** start of Recorded information **

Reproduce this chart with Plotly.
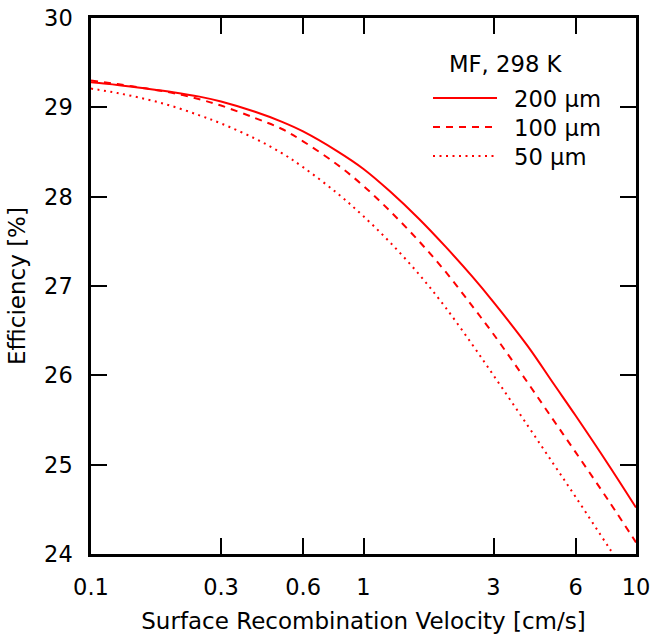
import plotly.graph_objects as go

# Surface recombination velocity [cm/s] (shared sample points)
x_vals = [0.1, 0.125, 0.16, 0.2, 0.25, 0.3, 0.4, 0.5, 0.6, 0.8, 1.0, 1.25, 1.6, 2.0, 2.5, 3.0, 4.0, 5.0, 6.0, 8.0, 10.0]
# Efficiency [%]
eff_200 = [29.28, 29.25, 29.21, 29.17, 29.12, 29.065, 28.95, 28.84, 28.73, 28.51, 28.31, 28.06, 27.75, 27.44, 27.11, 26.82, 26.33, 25.90, 25.55, 24.98, 24.52]
eff_100 = [29.30, 29.26, 29.21, 29.16, 29.09, 29.02, 28.88, 28.76, 28.62, 28.36, 28.12, 27.84, 27.50, 27.16, 26.78, 26.46, 25.92, 25.49, 25.14, 24.58, 24.13]
eff_50 = [29.21, 29.16, 29.09, 29.01, 28.91, 28.82, 28.65, 28.49, 28.33, 28.04, 27.78, 27.49, 27.13, 26.76, 26.35, 26.00, 25.44, 25.00, 24.64, 24.06, 23.61]

labels = ["200 µm", "100 µm", "50 µm"]
legend_title = "MF, 298 K"
x_ticks = [0.1, 0.3, 0.6, 1, 3, 6, 10]
x_tick_text = ["0.1", "0.3", "0.6", "1", "3", "6", "10"]
y_ticks = [24, 25, 26, 27, 28, 29, 30]

FONT = "DejaVu Sans, Verdana, sans-serif"
RED = "#ff0000"
DASHES = ["solid", "7px,6px", "2px,4.5px"]

W, H = 652, 634
L, R, T, B = 91, 16, 18, 80
PW, PH = W - L - R, H - T - B


def px_x(p):
    return (p - L) / PW


def px_y(p):
    return (H - B - p) / PH


fig = go.Figure()
for ys, lab, dash in zip([eff_200, eff_100, eff_50], labels, DASHES):
    fig.add_trace(go.Scatter(x=x_vals, y=ys, mode="lines", name=lab, showlegend=False,
                             line=dict(color=RED, width=2, dash=dash, shape="spline", smoothing=1)))

# Legend (drawn manually to match the reference layout)
fig.add_annotation(text=legend_title, xref="paper", yref="paper", x=px_x(506), y=px_y(64),
                   xanchor="center", yanchor="middle", showarrow=False,
                   font=dict(family=FONT, size=22.7, color="black"))
for i, (lab, dash) in enumerate(zip(labels, DASHES)):
    yy = 98 + 29 * i
    fig.add_shape(type="line", xref="paper", yref="paper", x0=px_x(433), x1=px_x(497),
                  y0=px_y(yy), y1=px_y(yy), line=dict(color=RED, width=2, dash=dash))
    fig.add_annotation(text=lab, xref="paper", yref="paper", x=px_x(512), y=px_y(yy + 1),
                       xanchor="left", yanchor="middle", showarrow=False,
                       font=dict(family=FONT, size=22.7, color="black"))

axis_common = dict(showgrid=False, zeroline=False, showline=True, linecolor="black",
                   linewidth=2.5, mirror="ticks", ticks="inside", ticklen=16, tickwidth=2,
                   tickcolor="black", automargin=False,
                   tickfont=dict(family=FONT, size=22.5, color="black"))

fig.update_xaxes(type="log", range=[-1, 1], tickvals=x_ticks, ticktext=x_tick_text,
                 title=dict(text="Surface Recombination Velocity [cm/s]",
                            font=dict(family=FONT, size=23, color="black"), standoff=17),
                 ticklabelstandoff=11, **axis_common)
fig.update_yaxes(range=[24, 30], tickvals=y_ticks,
                 title=dict(text="Efficiency [%]", font=dict(family=FONT, size=23, color="black"), standoff=13),
                 ticklabelstandoff=11, **axis_common)

fig.update_layout(
    width=W, height=H,
    margin=dict(l=L, r=R, t=T, b=B),
    paper_bgcolor="white", plot_bgcolor="white",
    font=dict(family=FONT, size=22, color="black"),
    showlegend=False,
)

fig.write_html("out.html")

** end of Recorded information **

▶ _Task statement_
Extract the lines exactly, please: the first line of the listing, the line with "import plotly.graph_objects as go", and every line between them, but no pictures.

▶ _Solved problem_
Reproduce this chart with Plotly.
import plotly.graph_objects as go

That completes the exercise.